--- start of Material ---

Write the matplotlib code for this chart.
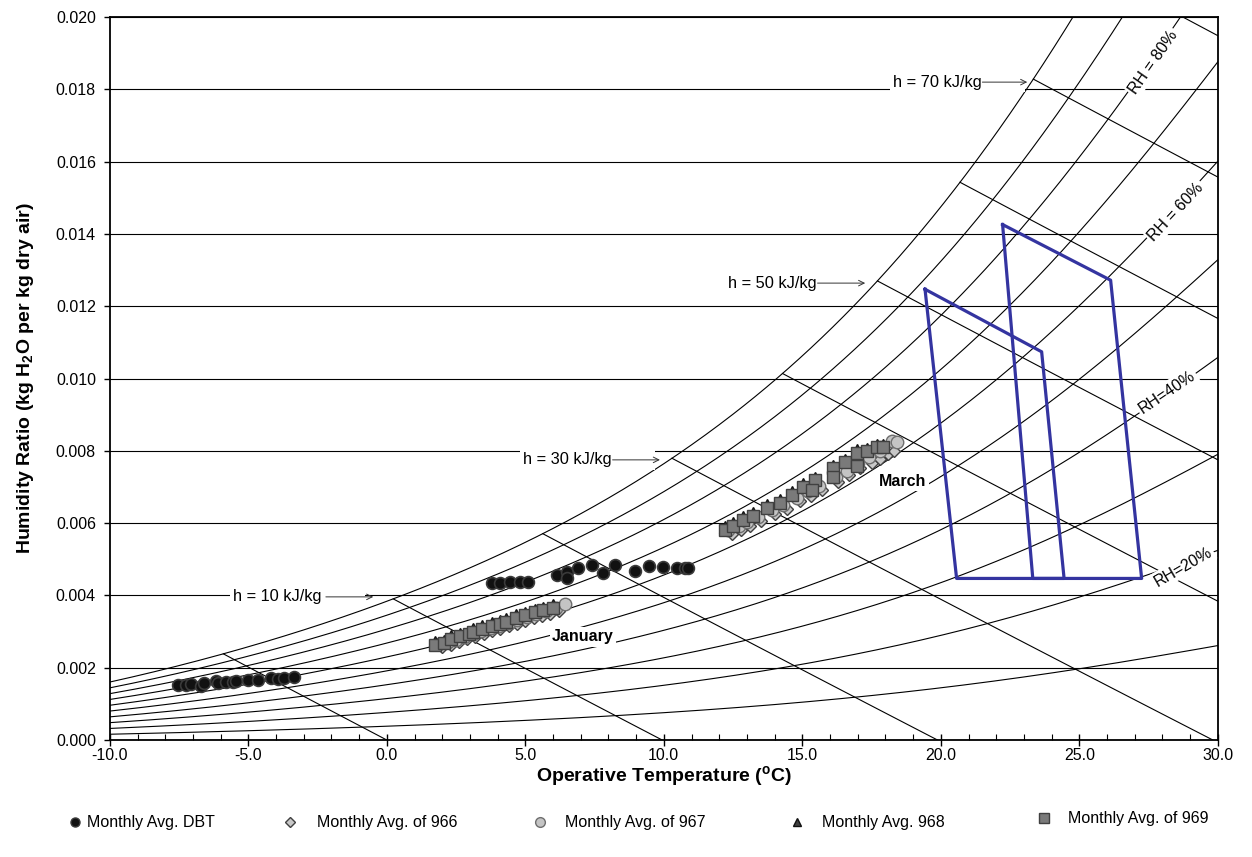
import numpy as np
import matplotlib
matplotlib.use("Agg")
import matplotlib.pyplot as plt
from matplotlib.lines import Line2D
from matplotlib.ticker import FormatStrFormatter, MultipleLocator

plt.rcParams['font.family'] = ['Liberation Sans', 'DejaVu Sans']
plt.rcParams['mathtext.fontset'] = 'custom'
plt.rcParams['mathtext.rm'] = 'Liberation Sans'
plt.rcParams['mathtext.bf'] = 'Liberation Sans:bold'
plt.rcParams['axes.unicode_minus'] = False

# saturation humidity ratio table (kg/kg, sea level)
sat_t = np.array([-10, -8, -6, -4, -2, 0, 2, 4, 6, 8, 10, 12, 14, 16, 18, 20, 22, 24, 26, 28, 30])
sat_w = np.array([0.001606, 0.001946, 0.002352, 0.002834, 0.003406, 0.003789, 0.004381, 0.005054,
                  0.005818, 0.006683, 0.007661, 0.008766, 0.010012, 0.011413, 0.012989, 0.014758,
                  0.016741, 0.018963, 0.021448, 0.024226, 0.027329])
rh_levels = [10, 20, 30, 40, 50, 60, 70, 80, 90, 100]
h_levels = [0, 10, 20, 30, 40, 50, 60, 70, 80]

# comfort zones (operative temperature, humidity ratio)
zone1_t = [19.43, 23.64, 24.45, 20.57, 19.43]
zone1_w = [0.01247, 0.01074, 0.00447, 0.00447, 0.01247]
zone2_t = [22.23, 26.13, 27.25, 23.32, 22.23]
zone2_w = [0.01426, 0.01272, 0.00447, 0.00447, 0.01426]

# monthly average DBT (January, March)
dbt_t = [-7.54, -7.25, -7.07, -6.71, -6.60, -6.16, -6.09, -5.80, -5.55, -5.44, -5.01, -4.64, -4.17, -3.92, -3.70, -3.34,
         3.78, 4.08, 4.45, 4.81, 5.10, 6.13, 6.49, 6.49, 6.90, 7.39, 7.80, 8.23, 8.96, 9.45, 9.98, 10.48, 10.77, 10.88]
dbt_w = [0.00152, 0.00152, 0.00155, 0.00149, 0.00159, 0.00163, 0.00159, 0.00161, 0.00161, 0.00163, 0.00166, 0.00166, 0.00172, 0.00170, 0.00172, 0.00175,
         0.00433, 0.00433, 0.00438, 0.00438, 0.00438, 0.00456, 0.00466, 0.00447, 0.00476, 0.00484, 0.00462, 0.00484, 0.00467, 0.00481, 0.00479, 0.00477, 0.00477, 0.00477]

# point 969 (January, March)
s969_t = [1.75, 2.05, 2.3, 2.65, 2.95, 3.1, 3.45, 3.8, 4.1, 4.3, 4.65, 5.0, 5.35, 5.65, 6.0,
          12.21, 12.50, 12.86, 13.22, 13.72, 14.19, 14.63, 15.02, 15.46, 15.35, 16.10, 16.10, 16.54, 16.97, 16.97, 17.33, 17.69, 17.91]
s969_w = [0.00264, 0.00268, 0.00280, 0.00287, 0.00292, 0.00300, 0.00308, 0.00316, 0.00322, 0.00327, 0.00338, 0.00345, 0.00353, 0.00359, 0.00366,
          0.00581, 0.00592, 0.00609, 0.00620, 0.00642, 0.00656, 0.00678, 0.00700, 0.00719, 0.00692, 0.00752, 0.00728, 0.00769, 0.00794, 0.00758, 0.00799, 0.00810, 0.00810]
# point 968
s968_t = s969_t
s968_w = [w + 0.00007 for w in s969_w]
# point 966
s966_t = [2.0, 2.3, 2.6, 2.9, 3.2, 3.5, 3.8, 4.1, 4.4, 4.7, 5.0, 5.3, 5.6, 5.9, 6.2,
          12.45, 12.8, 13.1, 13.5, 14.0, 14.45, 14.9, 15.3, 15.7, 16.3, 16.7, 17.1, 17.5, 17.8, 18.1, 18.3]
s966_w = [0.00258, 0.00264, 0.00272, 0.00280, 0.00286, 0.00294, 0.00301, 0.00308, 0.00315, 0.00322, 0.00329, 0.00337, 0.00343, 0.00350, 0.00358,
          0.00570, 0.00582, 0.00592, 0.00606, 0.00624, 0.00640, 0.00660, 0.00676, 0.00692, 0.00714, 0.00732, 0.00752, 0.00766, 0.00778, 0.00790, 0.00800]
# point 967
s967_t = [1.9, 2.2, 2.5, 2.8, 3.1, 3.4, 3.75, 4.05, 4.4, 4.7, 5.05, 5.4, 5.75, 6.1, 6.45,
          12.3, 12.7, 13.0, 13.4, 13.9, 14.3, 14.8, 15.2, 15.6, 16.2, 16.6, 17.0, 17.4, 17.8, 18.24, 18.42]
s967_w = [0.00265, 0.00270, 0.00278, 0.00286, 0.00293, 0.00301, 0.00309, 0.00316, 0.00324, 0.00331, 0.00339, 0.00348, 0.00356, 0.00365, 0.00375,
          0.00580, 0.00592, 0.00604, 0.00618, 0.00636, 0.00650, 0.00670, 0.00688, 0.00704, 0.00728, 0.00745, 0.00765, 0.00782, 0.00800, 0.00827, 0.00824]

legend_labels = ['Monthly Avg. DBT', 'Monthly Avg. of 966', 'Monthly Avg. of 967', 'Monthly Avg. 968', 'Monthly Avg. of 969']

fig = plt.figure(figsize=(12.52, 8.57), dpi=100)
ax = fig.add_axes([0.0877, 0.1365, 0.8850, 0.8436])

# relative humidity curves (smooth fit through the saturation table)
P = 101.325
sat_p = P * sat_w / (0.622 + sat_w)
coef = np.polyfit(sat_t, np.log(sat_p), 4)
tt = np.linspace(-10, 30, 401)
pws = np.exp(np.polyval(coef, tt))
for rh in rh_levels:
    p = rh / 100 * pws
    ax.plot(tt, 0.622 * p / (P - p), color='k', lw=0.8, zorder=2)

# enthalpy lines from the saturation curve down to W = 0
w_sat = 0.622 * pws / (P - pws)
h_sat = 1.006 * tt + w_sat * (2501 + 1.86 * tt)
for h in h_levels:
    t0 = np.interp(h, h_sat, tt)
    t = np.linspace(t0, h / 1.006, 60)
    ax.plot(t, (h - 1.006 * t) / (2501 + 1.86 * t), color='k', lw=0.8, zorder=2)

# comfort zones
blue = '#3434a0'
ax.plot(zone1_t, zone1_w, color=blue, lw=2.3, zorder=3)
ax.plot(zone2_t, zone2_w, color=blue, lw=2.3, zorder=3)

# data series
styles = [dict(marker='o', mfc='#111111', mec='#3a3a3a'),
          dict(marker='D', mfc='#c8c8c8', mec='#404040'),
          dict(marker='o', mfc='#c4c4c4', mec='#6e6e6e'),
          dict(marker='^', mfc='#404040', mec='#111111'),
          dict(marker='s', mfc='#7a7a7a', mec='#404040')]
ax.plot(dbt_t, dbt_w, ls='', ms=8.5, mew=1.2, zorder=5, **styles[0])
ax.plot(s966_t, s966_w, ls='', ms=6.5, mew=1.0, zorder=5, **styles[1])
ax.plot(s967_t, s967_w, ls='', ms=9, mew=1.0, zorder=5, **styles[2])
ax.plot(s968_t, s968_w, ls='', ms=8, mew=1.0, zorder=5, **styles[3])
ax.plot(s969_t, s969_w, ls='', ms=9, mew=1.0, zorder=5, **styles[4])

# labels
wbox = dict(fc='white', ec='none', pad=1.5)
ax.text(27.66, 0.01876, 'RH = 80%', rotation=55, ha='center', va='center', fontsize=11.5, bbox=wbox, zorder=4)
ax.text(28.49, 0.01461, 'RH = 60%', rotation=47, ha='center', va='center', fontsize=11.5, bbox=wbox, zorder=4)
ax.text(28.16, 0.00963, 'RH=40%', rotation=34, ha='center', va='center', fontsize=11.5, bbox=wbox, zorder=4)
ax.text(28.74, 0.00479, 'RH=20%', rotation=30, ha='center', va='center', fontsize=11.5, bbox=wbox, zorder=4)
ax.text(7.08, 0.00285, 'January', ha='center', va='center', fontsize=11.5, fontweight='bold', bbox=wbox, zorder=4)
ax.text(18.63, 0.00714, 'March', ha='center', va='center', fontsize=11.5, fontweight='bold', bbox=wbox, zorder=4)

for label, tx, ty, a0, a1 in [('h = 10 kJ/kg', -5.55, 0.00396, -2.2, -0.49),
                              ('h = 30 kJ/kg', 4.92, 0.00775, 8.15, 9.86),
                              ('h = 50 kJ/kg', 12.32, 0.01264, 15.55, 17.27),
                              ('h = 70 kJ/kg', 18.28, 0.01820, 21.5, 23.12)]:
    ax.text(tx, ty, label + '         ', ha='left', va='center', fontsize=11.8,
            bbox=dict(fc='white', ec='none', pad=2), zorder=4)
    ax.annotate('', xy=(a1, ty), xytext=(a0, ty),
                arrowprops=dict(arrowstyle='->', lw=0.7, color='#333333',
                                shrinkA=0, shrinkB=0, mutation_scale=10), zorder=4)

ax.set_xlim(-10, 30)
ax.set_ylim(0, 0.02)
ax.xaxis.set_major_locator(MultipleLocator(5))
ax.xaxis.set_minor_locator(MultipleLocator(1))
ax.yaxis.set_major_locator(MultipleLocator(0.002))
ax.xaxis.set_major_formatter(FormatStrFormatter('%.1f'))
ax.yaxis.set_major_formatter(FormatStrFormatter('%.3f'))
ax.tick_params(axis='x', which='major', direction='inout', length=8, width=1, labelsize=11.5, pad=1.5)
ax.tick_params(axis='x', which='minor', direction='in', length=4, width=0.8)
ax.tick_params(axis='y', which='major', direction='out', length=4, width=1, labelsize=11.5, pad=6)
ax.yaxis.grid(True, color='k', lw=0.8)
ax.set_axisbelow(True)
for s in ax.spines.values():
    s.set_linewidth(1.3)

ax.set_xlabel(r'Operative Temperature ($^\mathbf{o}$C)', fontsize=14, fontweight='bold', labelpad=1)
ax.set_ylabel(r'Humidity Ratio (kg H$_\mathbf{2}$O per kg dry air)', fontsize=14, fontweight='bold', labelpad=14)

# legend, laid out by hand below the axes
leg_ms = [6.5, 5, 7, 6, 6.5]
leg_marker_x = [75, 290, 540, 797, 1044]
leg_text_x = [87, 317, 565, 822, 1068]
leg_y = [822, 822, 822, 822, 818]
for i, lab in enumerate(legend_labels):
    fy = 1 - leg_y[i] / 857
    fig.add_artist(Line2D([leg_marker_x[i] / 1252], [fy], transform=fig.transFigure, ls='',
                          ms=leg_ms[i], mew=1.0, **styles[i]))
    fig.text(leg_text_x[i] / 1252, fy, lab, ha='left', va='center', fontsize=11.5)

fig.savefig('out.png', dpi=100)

--- end of Material ---

=== What is asked ===
Write out nothing but the lines from the start of the data through the line with "plt.rcParams['axes.unicode_minus'] = False". Leave out the pictures.

=== The output ===
Write the matplotlib code for this chart.
import numpy as np
import matplotlib
matplotlib.use("Agg")
import matplotlib.pyplot as plt
from matplotlib.lines import Line2D
from matplotlib.ticker import FormatStrFormatter, MultipleLocator

plt.rcParams['font.family'] = ['Liberation Sans', 'DejaVu Sans']
plt.rcParams['mathtext.fontset'] = 'custom'
plt.rcParams['mathtext.rm'] = 'Liberation Sans'
plt.rcParams['mathtext.bf'] = 'Liberation Sans:bold'
plt.rcParams['axes.unicode_minus'] = False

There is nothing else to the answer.